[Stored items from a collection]
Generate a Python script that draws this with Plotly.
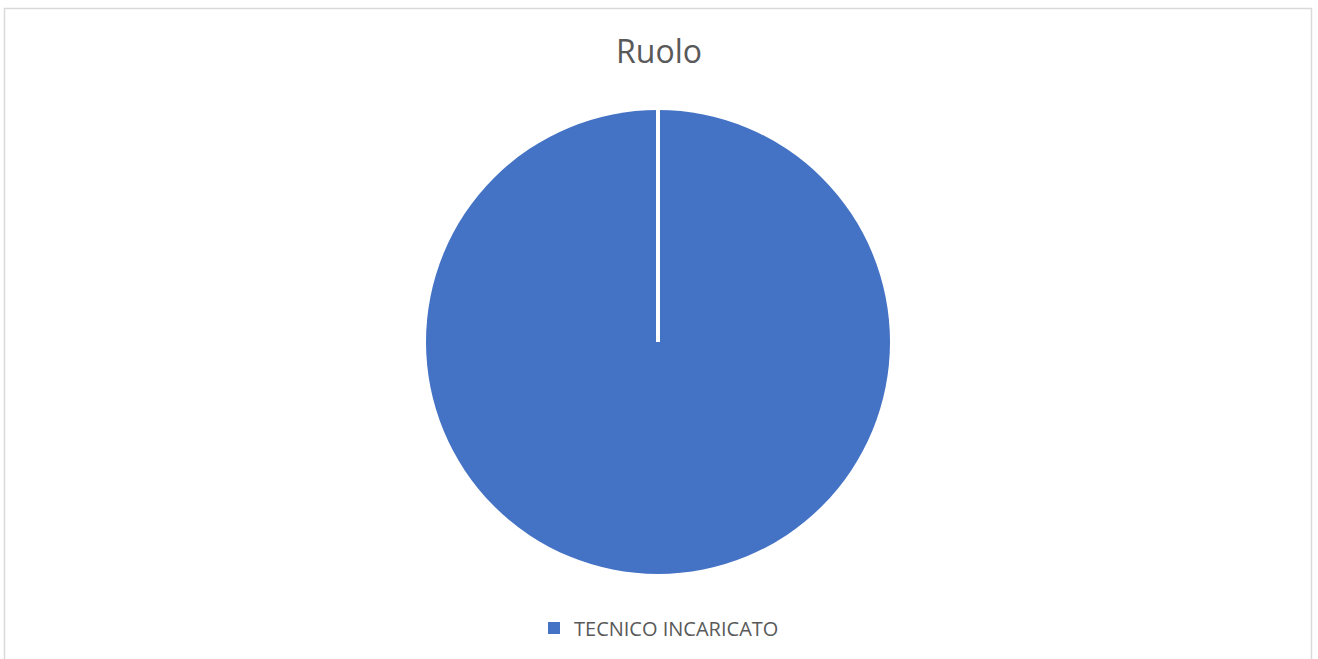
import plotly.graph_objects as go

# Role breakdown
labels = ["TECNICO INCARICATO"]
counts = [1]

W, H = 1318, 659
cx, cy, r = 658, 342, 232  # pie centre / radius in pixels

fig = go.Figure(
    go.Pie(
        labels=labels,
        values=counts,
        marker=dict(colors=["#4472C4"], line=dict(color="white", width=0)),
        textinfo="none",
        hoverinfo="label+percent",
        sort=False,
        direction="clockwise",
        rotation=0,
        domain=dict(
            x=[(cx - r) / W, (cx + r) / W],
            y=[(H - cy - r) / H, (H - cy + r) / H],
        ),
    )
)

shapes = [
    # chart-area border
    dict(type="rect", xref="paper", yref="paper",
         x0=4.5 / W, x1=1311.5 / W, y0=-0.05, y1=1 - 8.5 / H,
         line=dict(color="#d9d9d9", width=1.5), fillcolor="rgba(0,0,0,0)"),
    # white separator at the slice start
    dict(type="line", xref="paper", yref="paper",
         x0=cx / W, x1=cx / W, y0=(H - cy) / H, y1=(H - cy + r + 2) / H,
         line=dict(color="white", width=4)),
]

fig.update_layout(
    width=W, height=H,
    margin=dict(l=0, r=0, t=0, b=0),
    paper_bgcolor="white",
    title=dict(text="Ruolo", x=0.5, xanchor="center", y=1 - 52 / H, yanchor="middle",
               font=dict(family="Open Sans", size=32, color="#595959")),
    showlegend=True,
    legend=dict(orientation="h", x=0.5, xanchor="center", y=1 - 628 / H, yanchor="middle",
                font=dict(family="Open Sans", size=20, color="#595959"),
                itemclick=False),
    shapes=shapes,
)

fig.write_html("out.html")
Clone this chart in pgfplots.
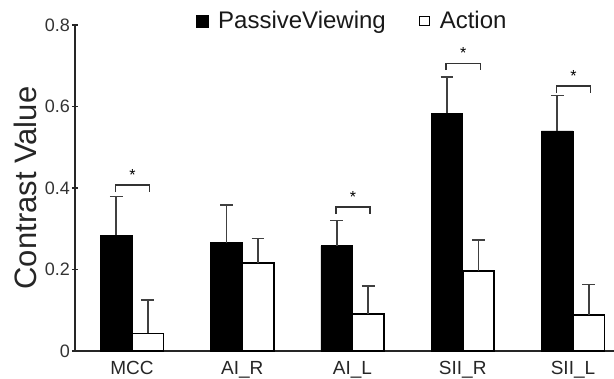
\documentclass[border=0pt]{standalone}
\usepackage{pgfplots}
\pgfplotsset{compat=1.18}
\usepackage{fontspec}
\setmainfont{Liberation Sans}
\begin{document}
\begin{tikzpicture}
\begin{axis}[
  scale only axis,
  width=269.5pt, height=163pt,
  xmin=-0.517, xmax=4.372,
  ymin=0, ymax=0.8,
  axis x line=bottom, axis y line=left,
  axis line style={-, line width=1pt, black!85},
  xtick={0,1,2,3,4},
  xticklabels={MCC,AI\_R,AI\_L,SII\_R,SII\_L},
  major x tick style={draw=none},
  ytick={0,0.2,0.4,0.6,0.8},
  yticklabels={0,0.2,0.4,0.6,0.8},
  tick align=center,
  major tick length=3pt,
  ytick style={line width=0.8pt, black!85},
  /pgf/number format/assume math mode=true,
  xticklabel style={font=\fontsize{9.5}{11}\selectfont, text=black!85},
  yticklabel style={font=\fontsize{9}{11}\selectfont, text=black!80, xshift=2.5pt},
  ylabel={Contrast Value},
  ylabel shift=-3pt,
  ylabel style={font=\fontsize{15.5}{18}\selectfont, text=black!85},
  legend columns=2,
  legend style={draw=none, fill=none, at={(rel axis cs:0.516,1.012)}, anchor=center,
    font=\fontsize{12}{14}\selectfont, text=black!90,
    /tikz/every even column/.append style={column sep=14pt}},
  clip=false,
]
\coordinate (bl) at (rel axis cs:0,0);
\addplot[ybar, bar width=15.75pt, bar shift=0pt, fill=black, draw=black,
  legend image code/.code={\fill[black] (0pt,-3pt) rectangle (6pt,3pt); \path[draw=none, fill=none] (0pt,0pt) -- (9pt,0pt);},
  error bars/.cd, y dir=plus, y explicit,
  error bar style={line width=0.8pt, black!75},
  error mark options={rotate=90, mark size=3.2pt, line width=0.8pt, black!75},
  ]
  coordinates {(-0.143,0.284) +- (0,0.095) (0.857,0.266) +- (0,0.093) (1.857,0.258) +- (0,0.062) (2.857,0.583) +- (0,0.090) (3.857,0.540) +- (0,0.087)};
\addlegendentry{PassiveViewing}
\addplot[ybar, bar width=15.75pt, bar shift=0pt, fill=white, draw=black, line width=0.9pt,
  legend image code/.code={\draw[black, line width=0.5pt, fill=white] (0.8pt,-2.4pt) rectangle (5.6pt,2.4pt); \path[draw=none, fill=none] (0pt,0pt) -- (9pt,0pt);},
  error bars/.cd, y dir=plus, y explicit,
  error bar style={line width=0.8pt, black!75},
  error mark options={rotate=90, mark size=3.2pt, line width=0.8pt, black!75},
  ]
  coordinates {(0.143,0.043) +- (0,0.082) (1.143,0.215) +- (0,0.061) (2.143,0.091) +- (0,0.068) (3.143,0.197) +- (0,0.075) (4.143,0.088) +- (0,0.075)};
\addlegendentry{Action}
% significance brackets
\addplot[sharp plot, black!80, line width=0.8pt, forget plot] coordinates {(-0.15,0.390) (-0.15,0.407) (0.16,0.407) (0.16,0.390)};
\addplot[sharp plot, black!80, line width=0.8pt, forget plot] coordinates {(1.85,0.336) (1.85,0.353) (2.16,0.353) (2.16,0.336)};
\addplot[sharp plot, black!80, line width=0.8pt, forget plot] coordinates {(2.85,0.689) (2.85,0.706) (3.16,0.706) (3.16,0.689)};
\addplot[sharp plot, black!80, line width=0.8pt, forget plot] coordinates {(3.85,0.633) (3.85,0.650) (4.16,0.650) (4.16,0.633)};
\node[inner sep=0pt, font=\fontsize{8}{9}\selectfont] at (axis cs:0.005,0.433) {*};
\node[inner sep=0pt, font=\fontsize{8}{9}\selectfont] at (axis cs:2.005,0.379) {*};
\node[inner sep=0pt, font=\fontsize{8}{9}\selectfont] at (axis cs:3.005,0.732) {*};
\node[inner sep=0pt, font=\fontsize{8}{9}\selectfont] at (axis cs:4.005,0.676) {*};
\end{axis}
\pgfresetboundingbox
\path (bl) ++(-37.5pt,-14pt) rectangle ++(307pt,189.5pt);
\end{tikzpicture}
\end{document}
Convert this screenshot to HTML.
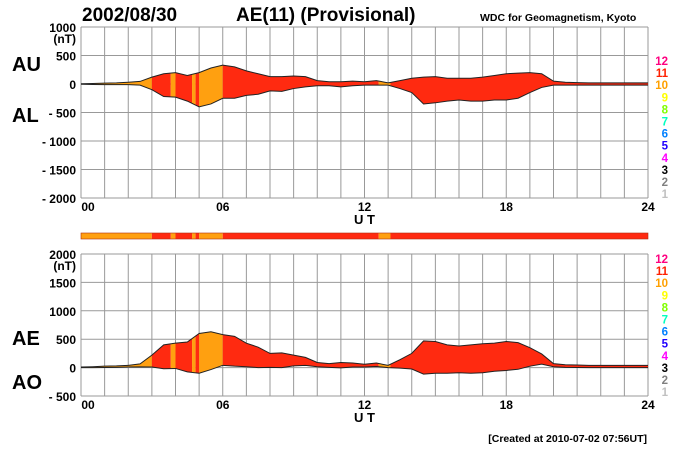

Stated goal =>
Transcribe all of the material exactly, leaving out whatever pictures it contains.

Solution to this task =>
Generate a Python script that draws this with Plotly.
import plotly.graph_objects as go

# Role breakdown
labels = ["TECNICO INCARICATO"]
counts = [1]

W, H = 1318, 659
cx, cy, r = 658, 342, 232  # pie centre / radius in pixels

fig = go.Figure(
    go.Pie(
        labels=labels,
        values=counts,
        marker=dict(colors=["#4472C4"], line=dict(color="white", width=0)),
        textinfo="none",
        hoverinfo="label+percent",
        sort=False,
        direction="clockwise",
        rotation=0,
        domain=dict(
            x=[(cx - r) / W, (cx + r) / W],
            y=[(H - cy - r) / H, (H - cy + r) / H],
        ),
    )
)

shapes = [
    # chart-area border
    dict(type="rect", xref="paper", yref="paper",
         x0=4.5 / W, x1=1311.5 / W, y0=-0.05, y1=1 - 8.5 / H,
         line=dict(color="#d9d9d9", width=1.5), fillcolor="rgba(0,0,0,0)"),
    # white separator at the slice start
    dict(type="line", xref="paper", yref="paper",
         x0=cx / W, x1=cx / W, y0=(H - cy) / H, y1=(H - cy + r + 2) / H,
         line=dict(color="white", width=4)),
]

fig.update_layout(
    width=W, height=H,
    margin=dict(l=0, r=0, t=0, b=0),
    paper_bgcolor="white",
    title=dict(text="Ruolo", x=0.5, xanchor="center", y=1 - 52 / H, yanchor="middle",
               font=dict(family="Open Sans", size=32, color="#595959")),
    showlegend=True,
    legend=dict(orientation="h", x=0.5, xanchor="center", y=1 - 628 / H, yanchor="middle",
                font=dict(family="Open Sans", size=20, color="#595959"),
                itemclick=False),
    shapes=shapes,
)

fig.write_html("out.html")
Clone this chart in pgfplots.
\documentclass[border=0pt]{standalone}
\usepackage{pgfplots}
\pgfplotsset{compat=1.18}
\usepackage{fontspec}
\setmainfont{Liberation Sans}
\begin{document}
\begin{tikzpicture}
\begin{axis}[
  scale only axis,
  width=269.5pt, height=163pt,
  xmin=-0.517, xmax=4.372,
  ymin=0, ymax=0.8,
  axis x line=bottom, axis y line=left,
  axis line style={-, line width=1pt, black!85},
  xtick={0,1,2,3,4},
  xticklabels={MCC,AI\_R,AI\_L,SII\_R,SII\_L},
  major x tick style={draw=none},
  ytick={0,0.2,0.4,0.6,0.8},
  yticklabels={0,0.2,0.4,0.6,0.8},
  tick align=center,
  major tick length=3pt,
  ytick style={line width=0.8pt, black!85},
  /pgf/number format/assume math mode=true,
  xticklabel style={font=\fontsize{9.5}{11}\selectfont, text=black!85},
  yticklabel style={font=\fontsize{9}{11}\selectfont, text=black!80, xshift=2.5pt},
  ylabel={Contrast Value},
  ylabel shift=-3pt,
  ylabel style={font=\fontsize{15.5}{18}\selectfont, text=black!85},
  legend columns=2,
  legend style={draw=none, fill=none, at={(rel axis cs:0.516,1.012)}, anchor=center,
    font=\fontsize{12}{14}\selectfont, text=black!90,
    /tikz/every even column/.append style={column sep=14pt}},
  clip=false,
]
\coordinate (bl) at (rel axis cs:0,0);
\addplot[ybar, bar width=15.75pt, bar shift=0pt, fill=black, draw=black,
  legend image code/.code={\fill[black] (0pt,-3pt) rectangle (6pt,3pt); \path[draw=none, fill=none] (0pt,0pt) -- (9pt,0pt);},
  error bars/.cd, y dir=plus, y explicit,
  error bar style={line width=0.8pt, black!75},
  error mark options={rotate=90, mark size=3.2pt, line width=0.8pt, black!75},
  ]
  coordinates {(-0.143,0.284) +- (0,0.095) (0.857,0.266) +- (0,0.093) (1.857,0.258) +- (0,0.062) (2.857,0.583) +- (0,0.090) (3.857,0.540) +- (0,0.087)};
\addlegendentry{PassiveViewing}
\addplot[ybar, bar width=15.75pt, bar shift=0pt, fill=white, draw=black, line width=0.9pt,
  legend image code/.code={\draw[black, line width=0.5pt, fill=white] (0.8pt,-2.4pt) rectangle (5.6pt,2.4pt); \path[draw=none, fill=none] (0pt,0pt) -- (9pt,0pt);},
  error bars/.cd, y dir=plus, y explicit,
  error bar style={line width=0.8pt, black!75},
  error mark options={rotate=90, mark size=3.2pt, line width=0.8pt, black!75},
  ]
  coordinates {(0.143,0.043) +- (0,0.082) (1.143,0.215) +- (0,0.061) (2.143,0.091) +- (0,0.068) (3.143,0.197) +- (0,0.075) (4.143,0.088) +- (0,0.075)};
\addlegendentry{Action}
% significance brackets
\addplot[sharp plot, black!80, line width=0.8pt, forget plot] coordinates {(-0.15,0.390) (-0.15,0.407) (0.16,0.407) (0.16,0.390)};
\addplot[sharp plot, black!80, line width=0.8pt, forget plot] coordinates {(1.85,0.336) (1.85,0.353) (2.16,0.353) (2.16,0.336)};
\addplot[sharp plot, black!80, line width=0.8pt, forget plot] coordinates {(2.85,0.689) (2.85,0.706) (3.16,0.706) (3.16,0.689)};
\addplot[sharp plot, black!80, line width=0.8pt, forget plot] coordinates {(3.85,0.633) (3.85,0.650) (4.16,0.650) (4.16,0.633)};
\node[inner sep=0pt, font=\fontsize{8}{9}\selectfont] at (axis cs:0.005,0.433) {*};
\node[inner sep=0pt, font=\fontsize{8}{9}\selectfont] at (axis cs:2.005,0.379) {*};
\node[inner sep=0pt, font=\fontsize{8}{9}\selectfont] at (axis cs:3.005,0.732) {*};
\node[inner sep=0pt, font=\fontsize{8}{9}\selectfont] at (axis cs:4.005,0.676) {*};
\end{axis}
\pgfresetboundingbox
\path (bl) ++(-37.5pt,-14pt) rectangle ++(307pt,189.5pt);
\end{tikzpicture}
\end{document}
Convert this screenshot to HTML.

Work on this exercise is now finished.